____ Information provided
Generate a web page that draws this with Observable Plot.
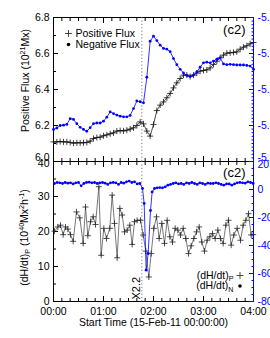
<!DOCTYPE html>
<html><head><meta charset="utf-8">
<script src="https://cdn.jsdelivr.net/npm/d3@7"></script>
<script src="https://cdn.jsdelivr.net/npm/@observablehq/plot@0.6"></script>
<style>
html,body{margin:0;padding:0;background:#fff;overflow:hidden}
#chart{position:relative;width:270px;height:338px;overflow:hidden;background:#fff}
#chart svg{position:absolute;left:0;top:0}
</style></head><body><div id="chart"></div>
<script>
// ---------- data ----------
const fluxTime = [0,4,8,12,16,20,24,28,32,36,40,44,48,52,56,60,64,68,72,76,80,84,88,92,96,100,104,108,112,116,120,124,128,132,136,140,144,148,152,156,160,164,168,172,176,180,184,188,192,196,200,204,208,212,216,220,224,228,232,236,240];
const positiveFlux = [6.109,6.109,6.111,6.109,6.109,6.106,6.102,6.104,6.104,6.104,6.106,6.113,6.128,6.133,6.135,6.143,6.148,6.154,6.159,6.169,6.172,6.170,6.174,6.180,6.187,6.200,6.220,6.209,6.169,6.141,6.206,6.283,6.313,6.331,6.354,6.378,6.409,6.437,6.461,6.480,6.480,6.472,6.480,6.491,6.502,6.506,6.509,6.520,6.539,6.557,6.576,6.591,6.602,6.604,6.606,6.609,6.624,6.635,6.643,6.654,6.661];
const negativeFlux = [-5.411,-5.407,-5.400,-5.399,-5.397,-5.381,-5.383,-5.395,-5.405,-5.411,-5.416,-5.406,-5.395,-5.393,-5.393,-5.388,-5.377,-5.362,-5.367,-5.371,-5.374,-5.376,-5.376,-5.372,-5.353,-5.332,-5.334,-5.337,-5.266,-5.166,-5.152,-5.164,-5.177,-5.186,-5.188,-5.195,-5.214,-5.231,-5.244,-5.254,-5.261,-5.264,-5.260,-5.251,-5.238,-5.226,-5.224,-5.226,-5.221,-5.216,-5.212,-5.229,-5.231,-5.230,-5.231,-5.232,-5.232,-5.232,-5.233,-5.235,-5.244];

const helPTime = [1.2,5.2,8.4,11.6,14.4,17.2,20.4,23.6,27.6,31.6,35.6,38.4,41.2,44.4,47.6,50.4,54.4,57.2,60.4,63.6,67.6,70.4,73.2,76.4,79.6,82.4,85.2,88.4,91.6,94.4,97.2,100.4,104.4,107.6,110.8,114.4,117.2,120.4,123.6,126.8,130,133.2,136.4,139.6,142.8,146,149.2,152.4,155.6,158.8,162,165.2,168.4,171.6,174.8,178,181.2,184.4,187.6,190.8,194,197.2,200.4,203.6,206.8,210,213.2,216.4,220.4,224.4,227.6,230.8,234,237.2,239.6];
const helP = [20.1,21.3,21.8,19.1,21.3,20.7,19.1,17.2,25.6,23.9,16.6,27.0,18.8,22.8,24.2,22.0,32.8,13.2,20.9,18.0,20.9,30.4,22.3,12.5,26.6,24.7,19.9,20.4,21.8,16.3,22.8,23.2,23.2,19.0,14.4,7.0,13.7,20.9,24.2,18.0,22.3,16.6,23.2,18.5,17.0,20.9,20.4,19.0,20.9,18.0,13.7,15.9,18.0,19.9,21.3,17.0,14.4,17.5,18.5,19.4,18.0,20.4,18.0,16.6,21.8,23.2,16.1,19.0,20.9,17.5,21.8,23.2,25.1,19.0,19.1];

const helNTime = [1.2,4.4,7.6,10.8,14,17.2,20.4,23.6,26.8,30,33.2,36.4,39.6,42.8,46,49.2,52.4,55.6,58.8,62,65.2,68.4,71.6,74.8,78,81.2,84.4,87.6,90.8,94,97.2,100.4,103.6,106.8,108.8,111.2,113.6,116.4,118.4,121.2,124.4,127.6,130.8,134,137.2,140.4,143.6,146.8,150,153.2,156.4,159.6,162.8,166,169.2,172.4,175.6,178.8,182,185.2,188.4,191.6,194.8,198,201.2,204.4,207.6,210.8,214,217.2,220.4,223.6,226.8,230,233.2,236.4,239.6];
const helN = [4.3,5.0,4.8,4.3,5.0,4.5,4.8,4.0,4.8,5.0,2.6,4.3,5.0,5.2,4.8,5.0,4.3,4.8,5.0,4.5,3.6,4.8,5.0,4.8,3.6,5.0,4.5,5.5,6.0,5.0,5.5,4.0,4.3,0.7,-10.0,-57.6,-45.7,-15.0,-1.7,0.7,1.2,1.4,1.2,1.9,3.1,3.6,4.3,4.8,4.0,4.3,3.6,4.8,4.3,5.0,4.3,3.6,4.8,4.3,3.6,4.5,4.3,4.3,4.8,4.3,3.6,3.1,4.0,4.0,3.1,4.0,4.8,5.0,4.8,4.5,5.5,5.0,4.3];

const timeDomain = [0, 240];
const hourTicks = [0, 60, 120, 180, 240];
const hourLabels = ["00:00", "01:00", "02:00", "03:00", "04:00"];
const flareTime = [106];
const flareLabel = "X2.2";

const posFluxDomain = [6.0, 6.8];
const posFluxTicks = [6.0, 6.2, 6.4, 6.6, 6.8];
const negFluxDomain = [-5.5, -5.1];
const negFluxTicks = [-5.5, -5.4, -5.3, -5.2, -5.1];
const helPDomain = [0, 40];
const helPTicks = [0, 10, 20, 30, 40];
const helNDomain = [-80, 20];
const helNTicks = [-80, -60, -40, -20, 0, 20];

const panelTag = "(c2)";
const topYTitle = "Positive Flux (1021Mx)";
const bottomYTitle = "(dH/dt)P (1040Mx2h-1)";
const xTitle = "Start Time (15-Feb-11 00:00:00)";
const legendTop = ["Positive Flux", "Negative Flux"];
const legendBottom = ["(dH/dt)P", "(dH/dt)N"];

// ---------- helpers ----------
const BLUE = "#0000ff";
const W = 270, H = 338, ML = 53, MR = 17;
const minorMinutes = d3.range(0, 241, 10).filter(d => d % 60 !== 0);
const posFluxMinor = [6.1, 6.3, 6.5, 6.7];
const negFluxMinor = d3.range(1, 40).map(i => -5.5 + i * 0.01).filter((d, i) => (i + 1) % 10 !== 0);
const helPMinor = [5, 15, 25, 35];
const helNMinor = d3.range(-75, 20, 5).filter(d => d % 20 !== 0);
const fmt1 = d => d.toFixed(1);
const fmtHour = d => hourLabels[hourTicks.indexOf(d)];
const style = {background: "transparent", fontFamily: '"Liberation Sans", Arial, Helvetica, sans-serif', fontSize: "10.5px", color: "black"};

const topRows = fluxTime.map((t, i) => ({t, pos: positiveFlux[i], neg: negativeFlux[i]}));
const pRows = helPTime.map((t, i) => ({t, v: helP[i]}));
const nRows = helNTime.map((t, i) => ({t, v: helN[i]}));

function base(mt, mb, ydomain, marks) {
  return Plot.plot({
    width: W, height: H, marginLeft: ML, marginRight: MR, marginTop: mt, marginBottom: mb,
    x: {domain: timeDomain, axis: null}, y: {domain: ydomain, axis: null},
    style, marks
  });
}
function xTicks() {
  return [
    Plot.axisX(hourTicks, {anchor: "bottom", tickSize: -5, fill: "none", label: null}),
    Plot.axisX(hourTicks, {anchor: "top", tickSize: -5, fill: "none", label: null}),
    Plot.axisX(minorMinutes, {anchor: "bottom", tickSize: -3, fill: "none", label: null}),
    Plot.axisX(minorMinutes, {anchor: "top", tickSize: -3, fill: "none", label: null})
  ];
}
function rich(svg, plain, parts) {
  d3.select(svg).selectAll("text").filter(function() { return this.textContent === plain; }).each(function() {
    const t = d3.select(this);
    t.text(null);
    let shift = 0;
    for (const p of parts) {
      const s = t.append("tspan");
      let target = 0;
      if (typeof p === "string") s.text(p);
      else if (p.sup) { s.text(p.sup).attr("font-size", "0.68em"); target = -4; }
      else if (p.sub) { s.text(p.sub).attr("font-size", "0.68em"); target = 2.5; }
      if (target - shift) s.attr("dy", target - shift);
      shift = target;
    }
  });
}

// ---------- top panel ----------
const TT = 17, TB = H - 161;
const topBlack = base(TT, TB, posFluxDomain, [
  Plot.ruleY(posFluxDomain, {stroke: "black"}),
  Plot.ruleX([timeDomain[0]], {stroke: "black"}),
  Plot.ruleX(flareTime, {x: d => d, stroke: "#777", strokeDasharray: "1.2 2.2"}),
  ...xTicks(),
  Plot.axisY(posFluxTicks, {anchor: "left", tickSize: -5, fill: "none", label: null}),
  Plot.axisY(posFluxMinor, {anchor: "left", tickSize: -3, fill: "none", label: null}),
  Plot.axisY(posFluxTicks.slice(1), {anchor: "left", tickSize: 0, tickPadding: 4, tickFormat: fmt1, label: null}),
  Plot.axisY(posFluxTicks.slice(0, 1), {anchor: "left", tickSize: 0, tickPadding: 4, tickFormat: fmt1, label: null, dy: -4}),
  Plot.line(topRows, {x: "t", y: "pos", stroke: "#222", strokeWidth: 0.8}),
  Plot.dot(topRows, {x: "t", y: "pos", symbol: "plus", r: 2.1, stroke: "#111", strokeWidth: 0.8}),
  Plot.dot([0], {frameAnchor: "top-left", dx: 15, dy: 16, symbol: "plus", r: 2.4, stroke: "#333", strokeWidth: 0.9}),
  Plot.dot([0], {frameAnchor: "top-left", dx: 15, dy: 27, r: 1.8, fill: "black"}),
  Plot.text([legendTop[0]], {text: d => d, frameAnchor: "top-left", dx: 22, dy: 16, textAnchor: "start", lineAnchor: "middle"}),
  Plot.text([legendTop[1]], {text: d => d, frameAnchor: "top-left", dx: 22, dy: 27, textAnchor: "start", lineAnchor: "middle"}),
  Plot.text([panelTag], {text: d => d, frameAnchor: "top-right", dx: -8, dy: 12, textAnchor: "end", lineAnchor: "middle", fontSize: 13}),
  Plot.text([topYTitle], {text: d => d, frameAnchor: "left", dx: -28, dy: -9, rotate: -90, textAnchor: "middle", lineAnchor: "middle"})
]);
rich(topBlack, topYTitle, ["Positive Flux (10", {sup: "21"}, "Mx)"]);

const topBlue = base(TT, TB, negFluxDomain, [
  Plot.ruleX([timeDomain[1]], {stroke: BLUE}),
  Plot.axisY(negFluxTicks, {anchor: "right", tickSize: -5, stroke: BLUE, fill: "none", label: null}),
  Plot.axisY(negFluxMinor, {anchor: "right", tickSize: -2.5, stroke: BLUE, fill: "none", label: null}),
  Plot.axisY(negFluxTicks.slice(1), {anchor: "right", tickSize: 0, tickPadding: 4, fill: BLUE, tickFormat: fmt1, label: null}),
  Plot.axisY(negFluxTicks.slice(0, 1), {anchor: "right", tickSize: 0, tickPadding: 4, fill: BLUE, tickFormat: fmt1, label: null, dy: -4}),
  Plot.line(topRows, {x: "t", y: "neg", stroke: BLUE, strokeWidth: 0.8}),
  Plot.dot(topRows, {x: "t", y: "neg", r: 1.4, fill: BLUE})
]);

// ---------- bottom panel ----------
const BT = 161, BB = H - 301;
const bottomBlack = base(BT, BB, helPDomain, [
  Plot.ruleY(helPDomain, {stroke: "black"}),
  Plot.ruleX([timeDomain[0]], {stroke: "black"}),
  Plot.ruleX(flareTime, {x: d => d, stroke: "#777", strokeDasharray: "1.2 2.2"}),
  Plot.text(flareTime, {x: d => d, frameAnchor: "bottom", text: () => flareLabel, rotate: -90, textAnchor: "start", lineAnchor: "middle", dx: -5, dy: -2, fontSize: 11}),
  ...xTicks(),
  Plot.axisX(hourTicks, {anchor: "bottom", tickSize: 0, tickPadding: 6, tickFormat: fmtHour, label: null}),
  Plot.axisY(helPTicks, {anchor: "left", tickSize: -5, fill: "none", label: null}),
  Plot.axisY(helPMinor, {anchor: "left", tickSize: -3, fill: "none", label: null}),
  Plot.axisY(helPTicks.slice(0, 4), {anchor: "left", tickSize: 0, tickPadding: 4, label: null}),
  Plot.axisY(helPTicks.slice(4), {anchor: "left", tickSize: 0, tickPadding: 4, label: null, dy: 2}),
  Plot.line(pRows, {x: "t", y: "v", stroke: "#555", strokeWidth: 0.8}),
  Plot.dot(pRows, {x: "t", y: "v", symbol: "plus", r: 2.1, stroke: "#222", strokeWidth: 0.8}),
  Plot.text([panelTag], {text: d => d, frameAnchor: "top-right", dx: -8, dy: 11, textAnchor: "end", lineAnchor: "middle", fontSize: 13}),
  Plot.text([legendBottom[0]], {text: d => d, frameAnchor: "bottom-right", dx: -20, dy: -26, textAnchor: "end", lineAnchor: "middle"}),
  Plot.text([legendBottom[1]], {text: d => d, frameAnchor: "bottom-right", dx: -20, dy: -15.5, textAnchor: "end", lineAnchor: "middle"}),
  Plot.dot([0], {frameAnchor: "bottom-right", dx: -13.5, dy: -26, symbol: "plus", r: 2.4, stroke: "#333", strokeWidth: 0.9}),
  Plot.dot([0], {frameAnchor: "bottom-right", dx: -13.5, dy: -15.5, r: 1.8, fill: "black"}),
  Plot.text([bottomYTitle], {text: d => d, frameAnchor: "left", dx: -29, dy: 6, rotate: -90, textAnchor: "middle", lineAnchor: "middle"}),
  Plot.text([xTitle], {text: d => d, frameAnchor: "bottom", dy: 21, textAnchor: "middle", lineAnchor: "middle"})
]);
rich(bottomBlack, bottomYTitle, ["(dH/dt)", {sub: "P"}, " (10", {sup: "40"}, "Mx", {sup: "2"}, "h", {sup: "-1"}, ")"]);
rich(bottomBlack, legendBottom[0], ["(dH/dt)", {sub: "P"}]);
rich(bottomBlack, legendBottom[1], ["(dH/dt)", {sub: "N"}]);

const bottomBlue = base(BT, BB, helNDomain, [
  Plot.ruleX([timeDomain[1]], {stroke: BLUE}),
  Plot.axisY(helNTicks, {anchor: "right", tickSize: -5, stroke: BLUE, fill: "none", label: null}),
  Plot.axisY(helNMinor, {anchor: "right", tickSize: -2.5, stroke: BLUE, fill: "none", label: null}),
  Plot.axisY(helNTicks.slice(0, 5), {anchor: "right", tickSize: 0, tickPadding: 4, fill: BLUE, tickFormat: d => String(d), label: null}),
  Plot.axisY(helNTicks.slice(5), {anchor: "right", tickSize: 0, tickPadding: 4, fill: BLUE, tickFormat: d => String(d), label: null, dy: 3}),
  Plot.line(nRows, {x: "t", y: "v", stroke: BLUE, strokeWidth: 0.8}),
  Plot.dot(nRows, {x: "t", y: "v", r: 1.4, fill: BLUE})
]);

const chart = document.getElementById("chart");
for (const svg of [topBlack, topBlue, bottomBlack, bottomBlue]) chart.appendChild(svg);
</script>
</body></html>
________
Identify and copy all lines with the word "this".

Generate a web page that draws this with Observable Plot.
  d3.select(svg).selectAll("text").filter(function() { return this.textContent === plain; }).each(function() {
    const t = d3.select(this);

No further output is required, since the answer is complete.